It's not you, it's me. I get that. I totally get that you guys are brilliant and challenging and that people love you. But I don't. I just can't. You guys are huge bummers and you make me want to drown myself in the bathtub to escape the futility and pointlessness of this existence and that is NOT how I see the world. Therefore, I just don't think we should hang out anymore.
Oh come on guys, don't look at me like that. Plenty of people love you. But they'll have to explain to me why, because I DO NOT GET IT. And I feel like I should. Miss O'Connor, I'm a Catholic and an English major. Mr. Bad, I have a generally geeky sensibility. I am supposed to love you guys.
And I've tried, heaven knows I have. I watched three whole episodes of you on Netflix, Breaking Bad, on the recommendation of all the people but specifically this person. And while I absolutely agree that you show realistic consequences for evil choices, I cannot fathom how anyone could watch your credits rolling and think, "Wow, I'm glad I spent my time watching those meth guys learn important life lessons about never dissolving human bodies in hydrochloric acid in a second story bathtub. Whew, what a mess. Now, off to bake some cookies for the kids."
Maybe you don't glorify the life of a drug dealer, but you show it in all its horrifying detail, and those three episodes will be quite enough for me, thanks.
Miss O'Connor, I tried even harder with you. I have read your complete stories, and each one plunged me deeper and deeper into a funk that I recovered from only by reading the entire collected works of Jane Austen. (Oh, the happily ever afters . . . so nice.)
I even took a whole seminar on one of your stories. I left that class convinced of the depth and brilliance of your symbolism. But also feeling very embarrassed that apparently I am the only person in the world who doesn't feel like her Catholic faith is enhanced by reading stories about how if you murder a guy who is wearing a gorilla suit and steal the suit for yourself it will not necessarily make you more popular. Or how it's hard to get along with your family on a long car trip, but you should try, because maybe your car will break down and you'll all totally get murdered. Or how you can chase a turkey dead, but probably someone will just steal it from you.
I get this feeling that you're trying to teach me that we're not meant for this world, that we're not supposed to quite fit here, that everything should feel a bit off, a bit raw, a bit unfinished, because our true home is in the next world.
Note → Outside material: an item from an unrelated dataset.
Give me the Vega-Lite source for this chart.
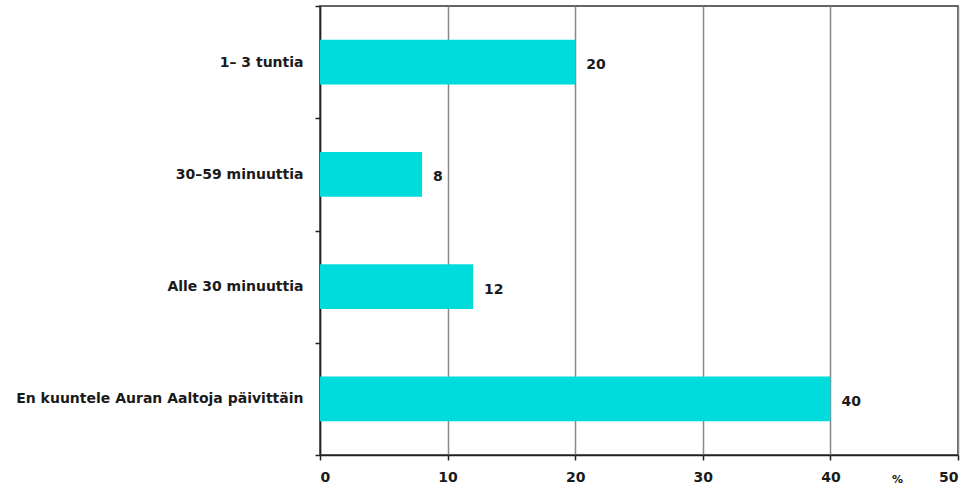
{
  "$schema": "https://vega.github.io/schema/vega-lite/v6.json",
  "width": 638,
  "height": 449,
  "autosize": {"type": "none"},
  "padding": {"left": 320, "top": 6, "right": 14, "bottom": 35},
  "background": "white",
  "config": {
    "view": {"stroke": "#333333", "strokeWidth": 1.5},
    "font": "DejaVu Sans"
  },
  "data": {
    "values": [
      {"kategoria": "1– 3 tuntia", "prosentti": 20},
      {"kategoria": "30–59 minuuttia", "prosentti": 8},
      {"kategoria": "Alle 30 minuuttia", "prosentti": 12},
      {"kategoria": "En kuuntele Auran Aaltoja päivittäin", "prosentti": 40}
    ]
  },
  "encoding": {
    "y": {
      "field": "kategoria",
      "type": "nominal",
      "sort": null,
      "scale": {"paddingInner": 0, "paddingOuter": 0},
      "axis": {
        "title": null,
        "tickBand": "extent",
        "tickSize": 5,
        "tickColor": "#222222",
        "tickWidth": 1.5,
        "domainColor": "#222222",
        "domainWidth": 1.5,
        "labelPadding": 12,
        "labelLimit": 400,
        "labelFont": "DejaVu Sans",
        "labelFontWeight": "bold",
        "labelFontSize": 14,
        "labelColor": "#1a1a1a",
        "grid": false
      }
    },
    "x": {
      "field": "prosentti",
      "type": "quantitative",
      "scale": {"domain": [0, 50], "nice": false},
      "axis": {
        "values": [0, 10, 20, 30, 40, 50],
        "title": "%",
        "titleX": 577,
        "titleY": 24,
        "titleAnchor": "middle",
        "titleBaseline": "middle",
        "titleFont": "DejaVu Sans",
        "titleFontWeight": "bold",
        "titleFontSize": 11,
        "titleColor": "#1a1a1a",
        "grid": true,
        "gridColor": "#888888",
        "gridWidth": 1.5,
        "tickSize": 5,
        "tickColor": "#222222",
        "tickWidth": 1.5,
        "domainColor": "#222222",
        "domainWidth": 1.5,
        "labelPadding": 10,
        "labelFont": "DejaVu Sans",
        "labelFontWeight": "bold",
        "labelFontSize": 14,
        "labelColor": "#1a1a1a"
      }
    }
  },
  "layer": [
    {"mark": {"type": "bar", "color": "#00DCDC", "height": {"band": 0.4}}},
    {
      "mark": {"type": "text", "align": "left", "baseline": "middle", "dx": 11, "dy": 3, "font": "DejaVu Sans", "fontWeight": "bold", "fontSize": 14, "color": "#1a1a1a"},
      "encoding": {"text": {"field": "prosentti", "type": "quantitative"}}
    }
  ]
}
But while I believe utterly that heaven is where my soul will finally find fulfillment, I cannot help but love this world too. And you do not reflect my experience of it.
It's the same issue, I guess, that I have with the Catholic mom bloggers who seem to suffer their lives so much. I have my good days and my bad days, but I live with an overarching experience of the goodness of my silly little life. It doesn't seem hopeless and meaningless and bleak to me. It seems filled with love and the consolations of my faith and my family.
And, as I've written about before, when I read those doomsday blog moms, I want to help them. I want to fix them. I want to help them to change how they look at the world and their vocations. I want to help them to make their kids mind. And I feel helpless and uncomfortable when I can't. It's even worse when I have to feel that way about characters who are fictional (and, mostly, murdered) and who are therefore beyond the reach of my helpful blog posts about parenting techniques.
Both of you, Breaking Bad and Flannery O'Connor, give us truth and gritty realism and consequences. Apparently, people can read you or watch you and escape from the laundry piles and dirty diapers of their own lives and into your worlds of corruption and betrayal and death, so much death.
But for me, you don't make me feel edified and empowered, you just make me feel confused and icky and bummed out. I don't like it. As Catholics, we believe in happy endings. We believe in the happiest ending of all. So stories that end with their characters still stuck in the miry clay feel hollow and unfulfilling and only partially true to me.
I've stood there nodding in agreement with everyone else for too long. It's high time somebody stood up and said, "Hey, that guy's just naked." It might as well be me.
Sincerely,
Kendra
p.s. If you get a chance, please forward this to Tolstoy and Lana DelRey. Thanks.